April 29, 2021
Browsing recommended books on Amazon can lead to extremist rabbit hole
Amazon's book recommendation algorithms that help customers discover new titles may have a dark side.
A new report from the Institute for Strategic Dialogue says these algorithms steer people to books about conspiracy theories and extremism, sometimes introducing them to the work of conspiracy theorists who've been banned by other online platforms.
People browsing a book about one conspiracy on Amazon are likely to get suggestions for more books on that topic as well as books about other conspiracy theories about everything from QAnon to COVID-19 vaccine, the report found.
Other features, such as auto-complete in the search bar and content suggestions for the author or similar authors can also lead users down an extremist rabbit hole, said Chloe Colliver, head of digital policy and strategy at ISD.
The pattern is similar to problems observed on other major online platforms like Google's YouTube, whose algorithms have been found to direct users to extreme content, sucking them into violent ideologies.
"Given that vaccinations and COVID-19 issues are currently top of mind for many, the potential for recommendation of false or extremist information about these topics is certainly concerning," Colliver told U.S. TODAY. "The type of false information that was found to be recommended by Amazon's algorithms has been shown across the globe to contribute to real-world harms."
Colliver says the scale of the threat is hard to gauge without more transparency from Amazon which dominates the bookselling business.
"However, these recommendation systems are a central cog of Amazon's business model, so their potential negative or dangerous effects need to be better understood both by the company itself and by independent researchers and authorities," she said. "Given how vital the recommendation systems are to Amazon's sales functions, it is safe to assume that recommendations of dangerous extremist or conspiracy content could be extremely pervasive."

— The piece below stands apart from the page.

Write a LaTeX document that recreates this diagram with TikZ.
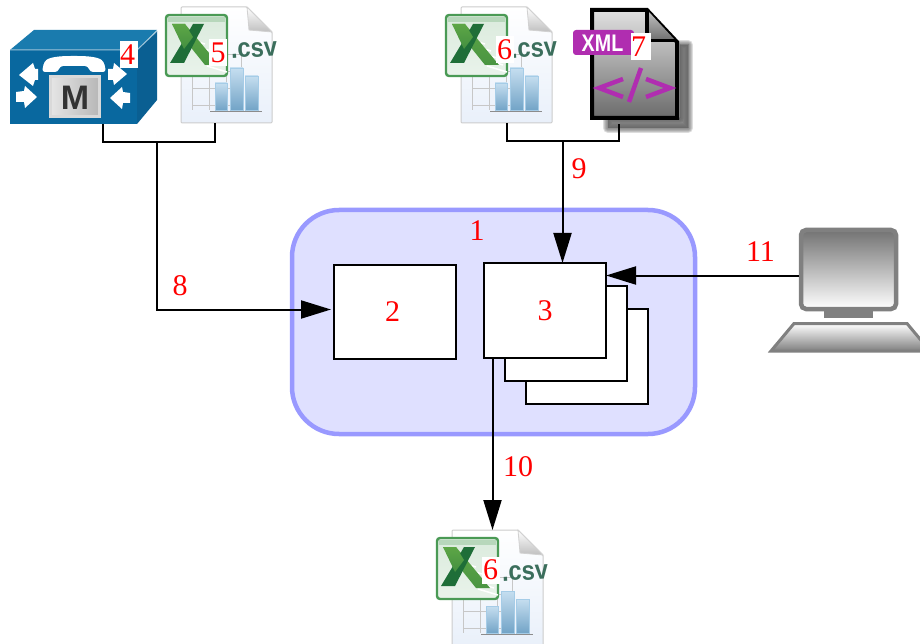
\documentclass[tikz,border=0pt]{standalone}
\usepackage{fontspec}
\setmainfont{Liberation Serif}
\newfontfamily\iconsans{Liberation Sans}
\usetikzlibrary{arrows.meta,calc,positioning}
\definecolor{regionfill}{HTML}{DFE0FF}
\definecolor{regionline}{HTML}{9999FF}
\definecolor{ciscoblue}{HTML}{09689F}
\definecolor{ciscotop}{HTML}{1A7BAE}
\definecolor{ciscoside}{HTML}{0A5F92}
\definecolor{xmlpurple}{HTML}{B02DB0}
\definecolor{csvgreen}{HTML}{3B6E5C}
\definecolor{xlgreen}{HTML}{4A9A55}
\definecolor{xlarm}{HTML}{5DA646}
\definecolor{xldark}{HTML}{1F6E38}
\definecolor{barblue}{HTML}{7FB6DD}
\definecolor{sheetblue}{HTML}{E9F0FA}
\tikzset{
  x=1pt,y=-1pt,
  wire/.style={draw=black,line width=2pt},
  flow/.style={wire,-{Triangle[length=30pt,width=18pt]}},
  procbox/.style={draw=black,fill=white,line width=2pt,outer sep=0pt,minimum width=122pt,minimum height=95pt,anchor=north west,inner sep=0pt,font=\fontsize{30}{30}\selectfont,text=red},
  numlabel/.style={text=red,font=\fontsize{30}{30}\selectfont,inner sep=0pt},
  tag/.style={numlabel,fill=white,minimum width=18pt,minimum height=27pt},
  iconarea/.style={minimum width=#1,inner sep=0pt,outer sep=0pt,anchor=north west,draw=none},
  arrowshape/.style={fill=white,draw=none},
  pics/csvicon/.style={code={
    % sheet
    \path[draw=black!20,line width=1pt,top color=white,bottom color=sheetblue,rounded corners=1pt]
      (0,0) -- (66,0) -- (91,25) -- (91,116) -- (0,116) -- cycle;
    \path[top color=white,bottom color=black!25,draw=black!18,line width=.8pt] (66,0) -- (68,23) -- (91,25) -- cycle;
    % grid
    \foreach \yy in {47,64,81,98} \draw[black!22,line width=.7pt] (11,\yy) -- (60,\yy);
    \foreach \xx in {11,28,45,60} \draw[black!22,line width=.7pt] (\xx,38) -- (\xx,103);
    % bars
    \foreach \xa/\xb/\yt in {34/46/76,49/62/61,64/77/69}
      \path[top color=barblue!45!white,bottom color=barblue!90!black,draw=barblue!70!white,line width=.5pt] (\xa,\yt) rectangle (\xb,103);
    \draw[black!45,line width=.9pt] (29,104) -- (81,104);
    % excel square
    \path[draw=xlgreen,line width=2.4pt,top color=white!80!xlgreen,bottom color=white!88!xlgreen,rounded corners=3pt] (-15,8) -- (46,8) -- (46,69) -- (-15,69) -- cycle;
    \fill[white!60!xlgreen] (-13,10) -- (44,10) -- (44,15) -- (-13,15) -- cycle;
    \foreach \yy/\xx in {34/24,41/30,48/36,55/42,62/46}
      \draw[white,line width=1.5pt] (\xx-20,\yy-3) -- (\xx,\yy+3);
    \path[top color=xlarm,bottom color=xlarm!70!xldark] (-9,17) -- (4,17) -- (38,58) -- (24,58) -- cycle;
    \fill[xldark] (-11,56) -- (3,56) -- (23,17) -- (12,17) -- (1,36) -- cycle;
    \path[top color=xlarm,bottom color=xlarm!60!xldark] (-9,17) -- (4,17) -- (12,30) -- (3,42) -- cycle;
    % extension
    \node[rotate=3,xscale=.88,text=csvgreen,font=\iconsans\bfseries\fontsize{27}{27}\selectfont,inner sep=0pt] at (73,43) {.csv};
  }},
}
\begin{document}
\begin{tikzpicture}
\clip (0,0) rectangle (920,644);
\fill[white] (0,0) rectangle (920,644);
% region and processing boxes
\node[draw=regionline,fill=regionfill,line width=4.5pt,outer sep=0pt,rounded corners=47pt,minimum width=403pt,minimum height=224pt,anchor=north west,inner sep=0pt] (region) at (292,210) {};
\node[procbox,minimum height=94pt] (box2) at (334,265) {\kern-5pt 2};
\node[procbox] (back2) at (526,309) {};
\node[procbox] (back1) at (505,286) {};
\node[procbox] (box3) at (484,263) {3};

% phone icon
\node[iconarea=147pt,minimum height=94pt] (phone) at (10,30) {};
\fill[ciscotop] (10,50) -- (34,30) -- (157,30) -- (137,50) -- cycle;
\fill[ciscoside] (137,50) -- (157,31) -- (157,100) -- (137,124) -- cycle;
\fill[ciscoblue] (10,50) rectangle (137,124);
\draw[white!60!ciscoblue,line width=1pt] (10,50) -- (137,50) -- (157,31);
\fill[white,rounded corners=3pt] (42,72) -- (44,62) .. controls (50,57) and (60,56) .. (74,56) .. controls (88,56) and (98,57) .. (104,62) -- (106,72) -- (90,72) -- (88,66) -- (60,66) -- (58,72) -- cycle;
\path[left color=black!10,right color=black!28,draw=white!85!black,line width=3pt] (50,77) rectangle (99,117);
\node[text=black!80,font=\iconsans\bfseries\fontsize{34}{34}\selectfont,inner sep=0pt] (phonem) at (75,98) {M};
\fill[arrowshape] (19,75) -- (33,63) -- (35,69) -- (38,69) -- (38,80) -- (35,80) -- (33,86) -- cycle;
\fill[arrowshape] (37,97) -- (25,86) -- (24,91) -- (16,92) -- (16,102) -- (24,102) -- (25,108) -- cycle;
\fill[arrowshape] (127,74) -- (114,63) -- (113,69) -- (108,69) -- (108,80) -- (113,80) -- (114,85) -- cycle;
\fill[arrowshape] (110,98) -- (122,87) -- (123,92) -- (130,93) -- (130,103) -- (123,103) -- (122,109) -- cycle;

% csv icons
\node[iconarea=107pt,minimum height=116pt] (csvA) at (165,7) {};
\pic at (181,7) {csvicon};
\node[iconarea=107pt,minimum height=116pt] (csvB) at (444,7) {};
\pic at (461,7) {csvicon};
\node[iconarea=107pt,minimum height=114pt] (csvC) at (435,530) {};
\pic at (452,530) {csvicon};

% xml icon
\node[iconarea=87pt,minimum height=110pt] (xml) at (590,10) {};
\foreach \gw in {10,8,6,4,2,0}
  \fill[black!60,opacity=.22,draw=black!60,line width=\gw pt,line join=round] (608,118) -- (608,128) -- (688,128) -- (688,45) -- (680,45) -- (680,118) -- cycle;
\path[top color=black!12,bottom color=black!58,draw=black,line width=4pt,line join=miter] (592,10) -- (647,10) -- (677,42) -- (677,118) -- (592,118) -- cycle;
\path[top color=black!25,bottom color=black!55] (649,12) -- (649,39) -- (674,39) -- cycle;
\draw[black,line width=3.5pt] (647,10) -- (647,40.5) -- (677,40.5);
\draw[xmlpurple,line width=4.5pt,line join=miter] (623,79) -- (599,88) -- (623,97);
\draw[xmlpurple,line width=4.5pt] (641,68) -- (629,102);
\draw[xmlpurple,line width=4.5pt,line join=miter] (646,79) -- (670,88) -- (646,97);
\node[fill=xmlpurple,rounded corners=3pt,minimum width=61pt,minimum height=25pt,inner sep=0pt,outer sep=0pt] (xmlbadge) at (603.5,42.5) {};
\node[xscale=.82,text=white,inner sep=0pt,font=\iconsans\bfseries\fontsize{24}{24}\selectfont] (xmltext) at (602.5,43) {XML};

% computer icon
\path[top color=black!55,bottom color=white,draw=black!50,line width=4.5pt,rounded corners=5pt] (801,230) rectangle (896,309);
\fill[black!50] (824,310) rectangle (873,318);
\path[top color=white,bottom color=black!50,draw=black!50,line width=3pt,line join=miter] (794,323.5) -- (907,323.5) -- (930,351) -- (771,351) -- cycle;
\node[iconarea=100pt,minimum height=82pt] (monitor) at (799,228) {};

% connectors
\coordinate (joinA) at (157,142);
\coordinate (joinB) at (562.5,141);
\draw[wire] ([xshift=19.5pt]phone.south) -- ++(0,18) -| ([xshift=-3.5pt]csvA.south);
\draw[flow] (joinA) |- ([xshift=-3pt,yshift=2.5pt]box2.west);
\draw[wire] ([xshift=9.5pt]csvB.south) -- ++(0,18) -| ([xshift=-14.5pt]xml.south |- phone.south);
\draw[flow] (joinB) -- (joinB |- box3.north);
\draw[flow] ([yshift=-6.5pt]monitor.west) -- ([yshift=35pt]box3.east);
\draw[flow] ([xshift=-52.5pt]box3.south) -- ([xshift=-52.5pt]box3.south |- csvC.north);

% labels
\node[numlabel] (lab1) at (477,231) {1};
\node[numlabel] (lab8) at (180,286) {8};
\node[numlabel] (lab9) at (579,169) {9};
\node[numlabel] (lab10) at (518,467) {10};
\node[numlabel] (lab11) at (760.5,252) {11};
\node[tag,align=left,text width=18pt] (lab4) at (129,55) {4};
\node[tag] (lab5) at (218,52.5) {5};
\node[tag] (lab6a) at (504.5,50) {6};
\node[tag,align=left,text width=20pt] (lab7) at (641,47) {7};
\node[tag] (lab6b) at (490.5,570) {6};
\end{tikzpicture}
\end{document}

In a statement to U.S. TODAY, Amazon said: "We take concerns from the Institute for Strategic Dialogue seriously and are committed to providing a positive experience for our customers. Similar to other stores that sell books, we provide our customers with access to a variety of viewpoints and our shopping and discovery tools are not designed to generate results oriented to a specific point of view."
Social media and other technology companies have taken increasingly aggressive steps to purge recommendations for disinformation or extremist content that poses a public threat.
On book pages, Amazon recommends other books to users in several ways including "customers who bought this item also bought," "customers who viewed this item also viewed," and "what other items do customers view after viewing this item?" Paid ads sometimes appear as well to promote "products related to this item."
"For most users, these recommendations are at best a useful way of finding new content they are interested in, and at worst an irritation to be harmlessly ignored," the report said. "For conspiracy theorists, white nationalists and users perhaps only curiously dipping their toes in the murky waters of extremist or conspiratorial content, however, these recommendations could serve as a gateway into a broader universe of conspiracy theories and misinformation, or to increasingly radical far-right and white nationalist content."
For examples, people browsing a book claiming vaccines are unsafe are nudged towards other anti-vaccine titles and to COVID-19 conspiracy content including a book by Judy Mikovits, maker of the widely debunked "Plandemic" video who alleged that Dr. Anthony Fauci, the nation's top infectious disease expert, had manufactured the virus that causes COVID-19 and shipped it to China.
"A bookstore does not have to host content that it deems to be outside the interests of most of its customers. It is similarly within Amazon's power to set clear guidelines on what kind of content it is and isn't comfortable profiting from," Colliver said. "Even without removing this content altogether, Amazon would be able to reduce the accessibility of potentially dangerous content on its site."